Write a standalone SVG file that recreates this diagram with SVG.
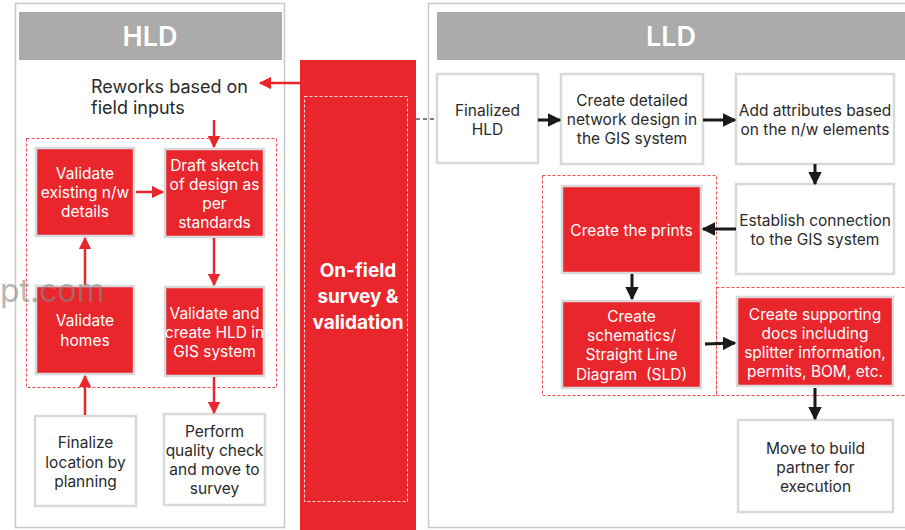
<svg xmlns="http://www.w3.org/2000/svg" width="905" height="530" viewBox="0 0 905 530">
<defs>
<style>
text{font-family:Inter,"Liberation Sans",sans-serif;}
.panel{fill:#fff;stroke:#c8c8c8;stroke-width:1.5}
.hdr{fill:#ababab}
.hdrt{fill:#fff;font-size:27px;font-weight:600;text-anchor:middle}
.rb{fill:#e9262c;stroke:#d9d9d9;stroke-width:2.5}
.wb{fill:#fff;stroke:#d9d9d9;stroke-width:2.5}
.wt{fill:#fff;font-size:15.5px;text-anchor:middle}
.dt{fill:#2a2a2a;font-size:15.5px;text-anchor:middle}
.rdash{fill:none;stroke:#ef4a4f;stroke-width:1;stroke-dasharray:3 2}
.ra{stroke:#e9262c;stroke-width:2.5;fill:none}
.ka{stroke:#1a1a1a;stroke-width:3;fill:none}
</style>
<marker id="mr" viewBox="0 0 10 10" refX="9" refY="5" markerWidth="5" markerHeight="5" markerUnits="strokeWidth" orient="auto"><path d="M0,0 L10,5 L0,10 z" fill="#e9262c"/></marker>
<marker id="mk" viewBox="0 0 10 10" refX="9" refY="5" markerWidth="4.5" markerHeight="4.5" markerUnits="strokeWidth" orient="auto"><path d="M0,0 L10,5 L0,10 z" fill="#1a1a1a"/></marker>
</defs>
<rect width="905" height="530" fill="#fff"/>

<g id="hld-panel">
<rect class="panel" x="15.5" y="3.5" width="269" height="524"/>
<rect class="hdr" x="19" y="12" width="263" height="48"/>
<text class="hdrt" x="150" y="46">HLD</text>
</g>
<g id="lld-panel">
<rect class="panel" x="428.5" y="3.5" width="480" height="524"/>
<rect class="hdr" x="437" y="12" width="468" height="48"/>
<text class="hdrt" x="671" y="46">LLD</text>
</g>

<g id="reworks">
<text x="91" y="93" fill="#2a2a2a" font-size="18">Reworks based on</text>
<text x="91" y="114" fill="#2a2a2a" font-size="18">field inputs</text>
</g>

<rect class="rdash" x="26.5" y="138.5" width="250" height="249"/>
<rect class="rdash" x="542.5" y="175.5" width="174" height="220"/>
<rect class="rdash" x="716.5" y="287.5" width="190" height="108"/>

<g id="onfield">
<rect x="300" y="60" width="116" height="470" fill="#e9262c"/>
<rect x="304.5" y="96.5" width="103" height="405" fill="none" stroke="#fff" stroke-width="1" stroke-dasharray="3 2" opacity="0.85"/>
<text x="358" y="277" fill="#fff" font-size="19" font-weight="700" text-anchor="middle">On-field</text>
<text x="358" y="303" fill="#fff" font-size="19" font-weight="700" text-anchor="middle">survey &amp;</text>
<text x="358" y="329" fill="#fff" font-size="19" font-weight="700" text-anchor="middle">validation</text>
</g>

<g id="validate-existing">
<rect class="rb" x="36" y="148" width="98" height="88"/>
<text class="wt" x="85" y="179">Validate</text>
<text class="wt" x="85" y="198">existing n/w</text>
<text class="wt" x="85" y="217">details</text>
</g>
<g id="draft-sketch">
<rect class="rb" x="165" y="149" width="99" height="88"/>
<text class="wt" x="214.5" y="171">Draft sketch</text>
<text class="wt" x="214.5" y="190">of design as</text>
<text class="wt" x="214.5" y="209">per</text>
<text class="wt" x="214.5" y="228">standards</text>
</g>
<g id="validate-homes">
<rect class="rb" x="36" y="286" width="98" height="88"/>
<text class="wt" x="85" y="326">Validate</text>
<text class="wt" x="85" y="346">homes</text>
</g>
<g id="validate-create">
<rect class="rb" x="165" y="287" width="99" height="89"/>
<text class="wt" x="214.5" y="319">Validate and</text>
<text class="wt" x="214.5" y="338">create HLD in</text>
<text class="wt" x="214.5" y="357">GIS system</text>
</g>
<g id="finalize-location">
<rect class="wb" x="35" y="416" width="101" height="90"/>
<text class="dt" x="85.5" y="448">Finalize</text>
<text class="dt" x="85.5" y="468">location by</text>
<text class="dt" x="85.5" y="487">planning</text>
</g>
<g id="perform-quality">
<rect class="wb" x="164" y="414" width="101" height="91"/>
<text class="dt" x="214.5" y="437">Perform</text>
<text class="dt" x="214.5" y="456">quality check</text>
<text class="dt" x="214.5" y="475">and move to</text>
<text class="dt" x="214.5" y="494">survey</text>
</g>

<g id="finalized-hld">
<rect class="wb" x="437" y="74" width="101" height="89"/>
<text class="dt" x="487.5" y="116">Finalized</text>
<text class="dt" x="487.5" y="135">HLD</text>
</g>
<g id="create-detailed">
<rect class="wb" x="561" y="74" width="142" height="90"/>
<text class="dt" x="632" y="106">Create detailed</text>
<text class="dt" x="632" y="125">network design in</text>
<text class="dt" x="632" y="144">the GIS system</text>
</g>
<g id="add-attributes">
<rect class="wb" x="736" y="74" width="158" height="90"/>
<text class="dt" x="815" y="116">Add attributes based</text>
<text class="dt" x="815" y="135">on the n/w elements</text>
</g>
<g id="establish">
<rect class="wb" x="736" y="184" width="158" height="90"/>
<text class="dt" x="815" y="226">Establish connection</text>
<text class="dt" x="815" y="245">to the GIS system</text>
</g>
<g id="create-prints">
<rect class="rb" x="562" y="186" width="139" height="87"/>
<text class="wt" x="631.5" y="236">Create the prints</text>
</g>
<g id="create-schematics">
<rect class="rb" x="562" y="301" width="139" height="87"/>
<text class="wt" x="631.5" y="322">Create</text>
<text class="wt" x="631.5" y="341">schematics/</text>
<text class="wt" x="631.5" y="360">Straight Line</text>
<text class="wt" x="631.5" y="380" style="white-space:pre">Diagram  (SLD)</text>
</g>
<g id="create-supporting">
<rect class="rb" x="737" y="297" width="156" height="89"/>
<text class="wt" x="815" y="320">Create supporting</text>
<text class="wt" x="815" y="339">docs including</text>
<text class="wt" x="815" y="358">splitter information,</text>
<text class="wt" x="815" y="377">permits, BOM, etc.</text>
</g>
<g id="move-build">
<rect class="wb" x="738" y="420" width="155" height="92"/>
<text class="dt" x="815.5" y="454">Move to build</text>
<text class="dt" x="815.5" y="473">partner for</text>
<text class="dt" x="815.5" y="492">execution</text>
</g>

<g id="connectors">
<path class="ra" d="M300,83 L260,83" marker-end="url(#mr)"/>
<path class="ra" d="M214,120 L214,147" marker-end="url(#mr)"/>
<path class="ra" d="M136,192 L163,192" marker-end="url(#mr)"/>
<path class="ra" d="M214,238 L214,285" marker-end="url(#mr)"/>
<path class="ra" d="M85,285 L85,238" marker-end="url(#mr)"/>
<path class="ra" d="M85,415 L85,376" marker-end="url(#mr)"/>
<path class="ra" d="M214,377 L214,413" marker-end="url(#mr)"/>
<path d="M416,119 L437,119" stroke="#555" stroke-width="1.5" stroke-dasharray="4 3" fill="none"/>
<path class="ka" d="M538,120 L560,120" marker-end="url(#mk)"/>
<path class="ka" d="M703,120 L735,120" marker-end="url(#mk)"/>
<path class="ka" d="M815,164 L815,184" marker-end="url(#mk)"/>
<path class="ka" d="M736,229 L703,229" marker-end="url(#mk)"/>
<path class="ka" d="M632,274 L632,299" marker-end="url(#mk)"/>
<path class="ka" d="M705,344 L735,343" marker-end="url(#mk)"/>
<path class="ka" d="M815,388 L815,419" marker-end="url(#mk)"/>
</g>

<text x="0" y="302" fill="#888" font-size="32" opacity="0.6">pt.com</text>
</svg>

--------

Quote all the lines above exactly as given. Do not include the pictures.

Expected output:
Write a standalone SVG file that recreates this diagram with SVG.
<svg xmlns="http://www.w3.org/2000/svg" width="905" height="530" viewBox="0 0 905 530">
<defs>
<style>
text{font-family:Inter,"Liberation Sans",sans-serif;}
.panel{fill:#fff;stroke:#c8c8c8;stroke-width:1.5}
.hdr{fill:#ababab}
.hdrt{fill:#fff;font-size:27px;font-weight:600;text-anchor:middle}
.rb{fill:#e9262c;stroke:#d9d9d9;stroke-width:2.5}
.wb{fill:#fff;stroke:#d9d9d9;stroke-width:2.5}
.wt{fill:#fff;font-size:15.5px;text-anchor:middle}
.dt{fill:#2a2a2a;font-size:15.5px;text-anchor:middle}
.rdash{fill:none;stroke:#ef4a4f;stroke-width:1;stroke-dasharray:3 2}
.ra{stroke:#e9262c;stroke-width:2.5;fill:none}
.ka{stroke:#1a1a1a;stroke-width:3;fill:none}
</style>
<marker id="mr" viewBox="0 0 10 10" refX="9" refY="5" markerWidth="5" markerHeight="5" markerUnits="strokeWidth" orient="auto"><path d="M0,0 L10,5 L0,10 z" fill="#e9262c"/></marker>
<marker id="mk" viewBox="0 0 10 10" refX="9" refY="5" markerWidth="4.5" markerHeight="4.5" markerUnits="strokeWidth" orient="auto"><path d="M0,0 L10,5 L0,10 z" fill="#1a1a1a"/></marker>
</defs>
<rect width="905" height="530" fill="#fff"/>

<g id="hld-panel">
<rect class="panel" x="15.5" y="3.5" width="269" height="524"/>
<rect class="hdr" x="19" y="12" width="263" height="48"/>
<text class="hdrt" x="150" y="46">HLD</text>
</g>
<g id="lld-panel">
<rect class="panel" x="428.5" y="3.5" width="480" height="524"/>
<rect class="hdr" x="437" y="12" width="468" height="48"/>
<text class="hdrt" x="671" y="46">LLD</text>
</g>

<g id="reworks">
<text x="91" y="93" fill="#2a2a2a" font-size="18">Reworks based on</text>
<text x="91" y="114" fill="#2a2a2a" font-size="18">field inputs</text>
</g>

<rect class="rdash" x="26.5" y="138.5" width="250" height="249"/>
<rect class="rdash" x="542.5" y="175.5" width="174" height="220"/>
<rect class="rdash" x="716.5" y="287.5" width="190" height="108"/>

<g id="onfield">
<rect x="300" y="60" width="116" height="470" fill="#e9262c"/>
<rect x="304.5" y="96.5" width="103" height="405" fill="none" stroke="#fff" stroke-width="1" stroke-dasharray="3 2" opacity="0.85"/>
<text x="358" y="277" fill="#fff" font-size="19" font-weight="700" text-anchor="middle">On-field</text>
<text x="358" y="303" fill="#fff" font-size="19" font-weight="700" text-anchor="middle">survey &amp;</text>
<text x="358" y="329" fill="#fff" font-size="19" font-weight="700" text-anchor="middle">validation</text>
</g>

<g id="validate-existing">
<rect class="rb" x="36" y="148" width="98" height="88"/>
<text class="wt" x="85" y="179">Validate</text>
<text class="wt" x="85" y="198">existing n/w</text>
<text class="wt" x="85" y="217">details</text>
</g>
<g id="draft-sketch">
<rect class="rb" x="165" y="149" width="99" height="88"/>
<text class="wt" x="214.5" y="171">Draft sketch</text>
<text class="wt" x="214.5" y="190">of design as</text>
<text class="wt" x="214.5" y="209">per</text>
<text class="wt" x="214.5" y="228">standards</text>
</g>
<g id="validate-homes">
<rect class="rb" x="36" y="286" width="98" height="88"/>
<text class="wt" x="85" y="326">Validate</text>
<text class="wt" x="85" y="346">homes</text>
</g>
<g id="validate-create">
<rect class="rb" x="165" y="287" width="99" height="89"/>
<text class="wt" x="214.5" y="319">Validate and</text>
<text class="wt" x="214.5" y="338">create HLD in</text>
<text class="wt" x="214.5" y="357">GIS system</text>
</g>
<g id="finalize-location">
<rect class="wb" x="35" y="416" width="101" height="90"/>
<text class="dt" x="85.5" y="448">Finalize</text>
<text class="dt" x="85.5" y="468">location by</text>
<text class="dt" x="85.5" y="487">planning</text>
</g>
<g id="perform-quality">
<rect class="wb" x="164" y="414" width="101" height="91"/>
<text class="dt" x="214.5" y="437">Perform</text>
<text class="dt" x="214.5" y="456">quality check</text>
<text class="dt" x="214.5" y="475">and move to</text>
<text class="dt" x="214.5" y="494">survey</text>
</g>

<g id="finalized-hld">
<rect class="wb" x="437" y="74" width="101" height="89"/>
<text class="dt" x="487.5" y="116">Finalized</text>
<text class="dt" x="487.5" y="135">HLD</text>
</g>
<g id="create-detailed">
<rect class="wb" x="561" y="74" width="142" height="90"/>
<text class="dt" x="632" y="106">Create detailed</text>
<text class="dt" x="632" y="125">network design in</text>
<text class="dt" x="632" y="144">the GIS system</text>
</g>
<g id="add-attributes">
<rect class="wb" x="736" y="74" width="158" height="90"/>
<text class="dt" x="815" y="116">Add attributes based</text>
<text class="dt" x="815" y="135">on the n/w elements</text>
</g>
<g id="establish">
<rect class="wb" x="736" y="184" width="158" height="90"/>
<text class="dt" x="815" y="226">Establish connection</text>
<text class="dt" x="815" y="245">to the GIS system</text>
</g>
<g id="create-prints">
<rect class="rb" x="562" y="186" width="139" height="87"/>
<text class="wt" x="631.5" y="236">Create the prints</text>
</g>
<g id="create-schematics">
<rect class="rb" x="562" y="301" width="139" height="87"/>
<text class="wt" x="631.5" y="322">Create</text>
<text class="wt" x="631.5" y="341">schematics/</text>
<text class="wt" x="631.5" y="360">Straight Line</text>
<text class="wt" x="631.5" y="380" style="white-space:pre">Diagram  (SLD)</text>
</g>
<g id="create-supporting">
<rect class="rb" x="737" y="297" width="156" height="89"/>
<text class="wt" x="815" y="320">Create supporting</text>
<text class="wt" x="815" y="339">docs including</text>
<text class="wt" x="815" y="358">splitter information,</text>
<text class="wt" x="815" y="377">permits, BOM, etc.</text>
</g>
<g id="move-build">
<rect class="wb" x="738" y="420" width="155" height="92"/>
<text class="dt" x="815.5" y="454">Move to build</text>
<text class="dt" x="815.5" y="473">partner for</text>
<text class="dt" x="815.5" y="492">execution</text>
</g>

<g id="connectors">
<path class="ra" d="M300,83 L260,83" marker-end="url(#mr)"/>
<path class="ra" d="M214,120 L214,147" marker-end="url(#mr)"/>
<path class="ra" d="M136,192 L163,192" marker-end="url(#mr)"/>
<path class="ra" d="M214,238 L214,285" marker-end="url(#mr)"/>
<path class="ra" d="M85,285 L85,238" marker-end="url(#mr)"/>
<path class="ra" d="M85,415 L85,376" marker-end="url(#mr)"/>
<path class="ra" d="M214,377 L214,413" marker-end="url(#mr)"/>
<path d="M416,119 L437,119" stroke="#555" stroke-width="1.5" stroke-dasharray="4 3" fill="none"/>
<path class="ka" d="M538,120 L560,120" marker-end="url(#mk)"/>
<path class="ka" d="M703,120 L735,120" marker-end="url(#mk)"/>
<path class="ka" d="M815,164 L815,184" marker-end="url(#mk)"/>
<path class="ka" d="M736,229 L703,229" marker-end="url(#mk)"/>
<path class="ka" d="M632,274 L632,299" marker-end="url(#mk)"/>
<path class="ka" d="M705,344 L735,343" marker-end="url(#mk)"/>
<path class="ka" d="M815,388 L815,419" marker-end="url(#mk)"/>
</g>

<text x="0" y="302" fill="#888" font-size="32" opacity="0.6">pt.com</text>
</svg>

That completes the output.